Amid the coronavirus outbreak, it’s easy to forget that we’re heading into British Summer Time.
The clocks go forward one hour this weekend.
Most mobile phones and electronic devices will do this automatically, but it’s worth checking if you’ve got something important on on Sunday morning (such as picking up your copy of The Sunday Post!)
As many have pointed out, this does theoretically mean one less hour spent in isolation.
So wind forward your clocks at 1am on Sunday 29 March and get set for British Summer Time.
When it started
The UK first moved its clocks forward in April 1916, having seen Germany do the same a month earlier.
World War I was underway by this point, and it was argued that the scheme would help reduce coal consumption at a time where supplies were needed for the war effort.
October 1 1916 was the first time the clocks went backwards or, as many clocks didn’t wind that way, 11 hours forwards!
The practice continued from then on.
The man who thought it all up
William Willet was the biggest champion of the changes back in the early 1900s.

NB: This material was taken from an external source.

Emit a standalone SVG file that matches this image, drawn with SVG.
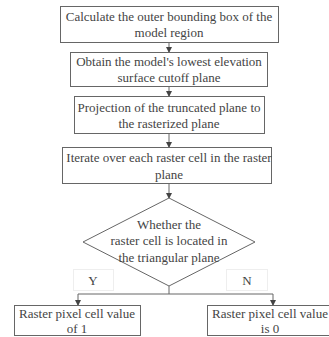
<svg xmlns="http://www.w3.org/2000/svg" width="329" height="337" viewBox="0 0 329 337">
<defs>
<marker id="ah" markerWidth="6" markerHeight="6" refX="5" refY="3" orient="auto" markerUnits="userSpaceOnUse">
<path d="M0,0 L6,3 L0,6 z" fill="#444"/>
</marker>
<style>
.box{fill:#fff;stroke:#666;stroke-width:1}
.t{font-family:"Liberation Serif",serif;font-size:13px;fill:#444;text-anchor:middle}
.c{fill:none;stroke:#666;stroke-width:1}
.lb{fill:none;stroke:#eee;stroke-width:1}
</style>
</defs>
<rect width="329" height="337" fill="#fff"/>
<g id="connectors">
<line class="c" x1="169" y1="43" x2="169" y2="52" marker-end="url(#ah)"/>
<line class="c" x1="169" y1="87" x2="169" y2="96" marker-end="url(#ah)"/>
<line class="c" x1="169" y1="134" x2="169" y2="147" marker-end="url(#ah)"/>
<line class="c" x1="169" y1="184" x2="169" y2="198" marker-end="url(#ah)"/>
<polyline class="c" points="169,286 169,294 78,294 78,305" marker-end="url(#ah)"/>
<polyline class="c" points="169,294 273,294 273,305" marker-end="url(#ah)"/>
<rect class="lb" x="73.500" y="269.500" width="40" height="21"/>
<text class="t" x="93" y="285">Y</text>
<rect class="lb" x="226.500" y="269.500" width="41" height="21"/>
<text class="t" x="247" y="285">N</text>
</g>
<g id="n1">
<rect class="box" x="60.500" y="6.500" width="218" height="36"/>
<text class="t" x="169" y="21">Calculate the outer bounding box of the</text>
<text class="t" x="169" y="37">model region</text>
</g>
<g id="n2">
<rect class="box" x="70.500" y="52.500" width="197" height="34"/>
<text class="t" x="169" y="66">Obtain the model's lowest elevation</text>
<text class="t" x="169" y="82">surface cutoff plane</text>
</g>
<g id="n3">
<rect class="box" x="74.500" y="96.500" width="190" height="37"/>
<text class="t" x="169" y="112">Projection of the truncated plane to</text>
<text class="t" x="169" y="128">the rasterized plane</text>
</g>
<g id="n4">
<rect class="box" x="62.500" y="147.500" width="209" height="36"/>
<text class="t" x="169" y="162">Iterate over each raster cell in the raster</text>
<text class="t" x="169" y="179">plane</text>
</g>
<g id="n5">
<polygon class="box" points="169,198 255,242 169,286 83,242"/>
<text class="t" x="169" y="229">Whether the</text>
<text class="t" x="169" y="245">raster cell is located in</text>
<text class="t" x="169" y="262">the triangular plane</text>
</g>
<g id="n6">
<rect class="box" x="14.500" y="305.500" width="126" height="30"/>
<text class="t" x="77" y="318">Raster pixel cell value</text>
<text class="t" x="77" y="333">of 1</text>
</g>
<g id="n7">
<rect class="box" x="207.500" y="305.500" width="130" height="30"/>
<text class="t" x="270" y="318">Raster pixel cell value</text>
<text class="t" x="270" y="333">is 0</text>
</g>
</svg>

He wrote ‘The Waste of Daylight’, a pamphlet on how he thought people should start their days earlier and not waste valuable hours of light.
The cover said his thoughts were backed up by the ‘Opinions of Eminent Men, The Press etc’…
Willet devised a plan where time would be advanced by four 20-minute increments during April, then reversed in the same way in September.
After years of campaigning for change, he died the year before Parliament finally introduced BST.
Fittingly, Willet’s great-great grandson is Coldplay’s lead singer Chris Martin, who had a song called Clocks.